Что-то начинается...
Потешно-угрюмые вышибалы в костюмах, смотревшихся на них так же изящно, как седло на крестьянской свинье; скалящие клыки в пустой браваде молодые отпрыски благородных семейств; весьма профессионально играющие наивность шлюхи в обществе лиц, достаточно известных в определенных кругах; наигранно-праздные музыканты, натужно исполняющие очередной модный мотивчик на позолоченных инструментах — все это вампирье море, живущее, казалось бы, своей жизнью и не интересующееся ничем, кроме себя, мало интересовало спокойно идущего сквозь него ревенанта с искусно натянутой на лицо маской великосветского презрения.
Он знал, что его ждет. Вернее — кто.
Он словно бы видел ее, еще не войдя в «Гнездышко». Чувствовал ее усталость, каким-то невообразимым образом подпитывавшую ее азарт, чувствовал ее жажду, ее вожделение — и страх. Она ждала его — и словно боялась именно его прихода...

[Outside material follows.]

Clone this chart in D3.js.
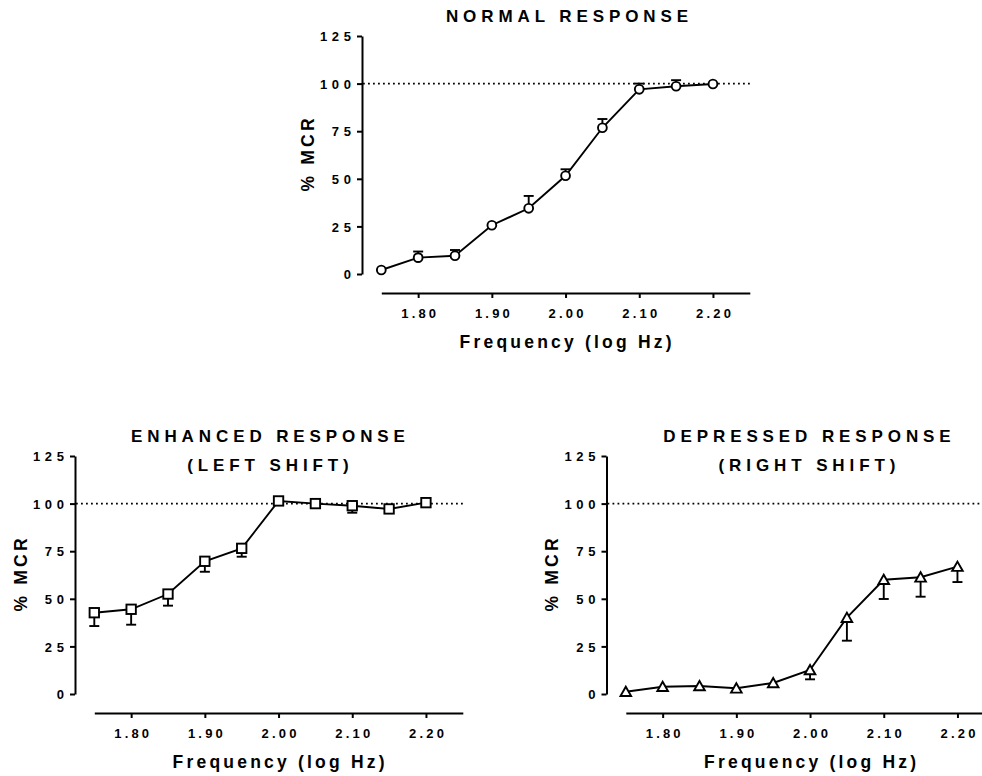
<!DOCTYPE html>
<html>
<head>
<meta charset="utf-8">
<script src="https://cdn.jsdelivr.net/npm/d3@7"></script>
<style>
  body { margin: 0; background: #fff; }
  text { font-family: "Liberation Sans", Arial, sans-serif; font-weight: bold; fill: #000; }
</style>
</head>
<body>
<svg id="chart" width="982" height="776"></svg>
<script>
// --- DATA ---
const freq = [1.75, 1.80, 1.85, 1.90, 1.95, 2.00, 2.05, 2.10, 2.15, 2.20];

// Normal response (error bars drawn upward)
const normalMean = [2.1, 8.6, 9.6, 25.6, 34.5, 51.6, 76.8, 97.0, 98.6, 99.8];
const normalErr  = [0, 3.2, 3.0, 0, 6.5, 3.4, 4.6, 3.0, 3.2, 0];

// Enhanced response / left shift (error bars drawn downward)
const enhancedMean = [42.7, 44.5, 52.5, 69.7, 76.5, 101.4, 100.0, 98.9, 97.2, 100.5];
const enhancedErr  = [7.0, 8.1, 6.1, 5.5, 4.4, 0, 0, 3.7, 0, 0];

// Depressed response / right shift (error bars drawn downward)
const depressedMean = [1.2, 3.8, 4.2, 3.0, 5.8, 12.6, 40.1, 60.0, 61.3, 66.9];
const depressedErr  = [0, 0, 0, 0, 0, 4.9, 12.1, 10.1, 10.2, 8.1];

const yTicks = [0, 25, 50, 75, 100, 125];
const xTicks = [1.80, 1.90, 2.00, 2.10, 2.20];
const xDomain = [1.75, 2.25];
const yDomain = [0, 125];
const refValue = 100;
const xLabel = "Frequency (log Hz)";
const yLabel = "% MCR";

// --- LAYOUT ---
const panels = [
    { title: ["NORMAL RESPONSE"], mean: normalMean, err: normalErr, dir: 1, marker: "circle", ox: 362, oy: 274, tx: 567 },
    { title: ["ENHANCED RESPONSE", "(LEFT SHIFT)"], mean: enhancedMean, err: enhancedErr, dir: -1, marker: "square", ox: 75, oy: 694, tx: 268 },
    { title: ["DEPRESSED RESPONSE", "(RIGHT SHIFT)"], mean: depressedMean, err: depressedErr, dir: -1, marker: "triangle", ox: 606.5, oy: 694, tx: 807 }
];

const svg = d3.select("#chart");
const plotH = 238, xGap = 19.3, xLen = 368.5, xAxisGap = 19;
const tickFont = 13, tickLs = 4.6, xTickLs = 3.2;
const labelFont = 17.5, labelLs = 3.2;
const titleFont = 17, titleLs = 4.9;

function drawMarker(sel, type) {
    if (type === "circle") {
        sel.append("circle").attr("r", 4.4);
    } else if (type === "square") {
        sel.append("rect").attr("x", -4.7).attr("y", -4.7).attr("width", 9.4).attr("height", 9.4);
    } else {
        sel.append("path").attr("d", "M0,-5L5.3,4.3L-5.3,4.3Z");
    }
}

function drawPanel(p) {
    const g = svg.append("g").attr("transform", `translate(${p.ox},${p.oy})`);
    const x = d3.scaleLinear().domain(xDomain).range([xGap, xGap + xLen]);
    const y = d3.scaleLinear().domain(yDomain).range([0, -plotH]);
    const pts = freq.map((f, i) => ({ f, v: p.mean[i], e: p.err[i] }));

    // axes
    const ya = g.append("g")
        .call(d3.axisLeft(y).tickValues(yTicks).tickSize(5).tickSizeOuter(0).tickPadding(1.5));
    const xa = g.append("g").attr("transform", `translate(0,${xAxisGap})`)
        .call(d3.axisBottom(x).tickValues(xTicks).tickFormat(d3.format(".2f"))
            .tickSize(5).tickSizeOuter(0).tickPadding(10.5));
    [ya, xa].forEach(a => {
        a.attr("font-family", null).attr("font-size", null);
        a.select(".domain").attr("stroke-width", 2);
        a.selectAll(".tick line").attr("stroke-width", 2);
        a.selectAll(".tick text").style("font-size", tickFont + "px");
    });
    ya.selectAll(".tick text").style("letter-spacing", tickLs + "px").attr("dy", "0.36em");
    xa.selectAll(".tick text").style("letter-spacing", xTickLs + "px").attr("dx", xTickLs / 2);

    // dotted reference line
    g.append("line")
        .attr("x1", 1).attr("x2", x.range()[1])
        .attr("y1", y(refValue)).attr("y2", y(refValue))
        .attr("stroke", "#000").attr("stroke-width", 1.6)
        .attr("stroke-dasharray", "1.8,3.2");

    // error bars
    const eb = g.append("g").attr("stroke", "#000").attr("stroke-width", 1.9);
    pts.filter(d => d.e > 0).forEach(d => {
        const yEnd = y(d.v + p.dir * d.e);
        eb.append("line").attr("x1", x(d.f)).attr("x2", x(d.f)).attr("y1", y(d.v)).attr("y2", yEnd);
        eb.append("line").attr("x1", x(d.f) - 5).attr("x2", x(d.f) + 5).attr("y1", yEnd).attr("y2", yEnd);
    });

    // connecting line
    g.append("path").datum(pts)
        .attr("fill", "none").attr("stroke", "#000").attr("stroke-width", 1.9)
        .attr("d", d3.line().x(d => x(d.f)).y(d => y(d.v)));

    // markers
    g.selectAll(".mk").data(pts).enter().append("g")
        .attr("class", "mk")
        .attr("transform", d => `translate(${x(d.f)},${y(d.v)})`)
        .attr("fill", "#fff").attr("stroke", "#000").attr("stroke-width", 1.9)
        .each(function () { drawMarker(d3.select(this), p.marker); });

    // titles
    p.title.forEach((t, i) => {
        svg.append("text")
            .attr("x", p.tx + titleLs / 2).attr("y", p.oy - 252.3 + i * 29.5)
            .attr("text-anchor", "middle")
            .style("font-size", titleFont + "px").style("letter-spacing", titleLs + "px")
            .text(t);
    });

    // axis labels
    g.append("text")
        .attr("x", (x.range()[0] + x.range()[1]) / 2 + labelLs / 2).attr("y", xAxisGap + 54.5)
        .attr("text-anchor", "middle")
        .style("font-size", labelFont + "px").style("letter-spacing", labelLs + "px")
        .text(xLabel);
    g.append("text")
        .attr("transform", `translate(-48.5,${-plotH / 2}) rotate(-90)`)
        .attr("dx", labelLs / 2)
        .attr("text-anchor", "middle")
        .style("font-size", labelFont + "px").style("letter-spacing", labelLs + "px")
        .text(yLabel);
}

panels.forEach(drawPanel);
</script>
</body>
</html>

Она была там. Впереди, прислонившись к резной колонне, одной из тех, что достаточно безвкусно украшали просторную залу — так, словно кого-то очень долго ждала. И, кажется, даже сама не замечала имманентного ужаса, смутной тенью поселившегося в глубине сознания...
Он приблизился внезапно, словно материализовавшись из ниоткуда. Сомнений не было — это именно она. Именно о ней было сказано в... сообщении. Впрочем, даже если бы в нем не говорилось ни слова — он все равно бы все почувствовал.
Затянутые в темные перчатки руки опускаются на хрупкие плечи танцовщицы — ревенант чувствует мгновения дрожи, неуловимо совпадающие с ощутимым выбросом эманаций страха — из едва заметного имманентного ощущения превратившегося в едва ли не физический ужас. На мгновение, не дольше — но и этого вполне достаточно.
Он нежно и решительно разворачивает ее и тотчас привлекает к себе, не отрывая взгляда от глубоких темно-зеленых глаз. Сильный эмпат без труда почувствовал бы, как ее страх исчезает, прячется в глубине сознания, сменяясь не слишком твердой, но уверенностью. Рука ревенанта автоматически тянется к карману — но тут же прекращает свое движение, оставляя всем известный символ — рассеченное черное сердце — скрытым от излишне любопытных взглядов. В представлении не было нужды: клирик, разумеется, прекрасно знал одного из своих самых ценных — и дорогих — информаторов.
Охрана нагло пялилась на парочку — но при этом безмолвствовала: постоянным клиентам позволялись невинные шалости вроде приставаний к отдыхающим танцовщицам без внесения предоплаты... Разумеется, до определенного предела — но сейчас и до него было куда как далеко. Ну а остальным, понятное дело, происходящее было куда более безразлично. В конце концов, им за это не платили.
— Ну, здравствуй снова, малышка... — прошептал клирик на ушко танцовщице, бросая мимолетный взгляд на окружающее пространство, словно ожидая появления неопределенной опасности. — Кажется, у нас с тобой появилось одно очень интересное дело... Если ты понимаешь, о чем я.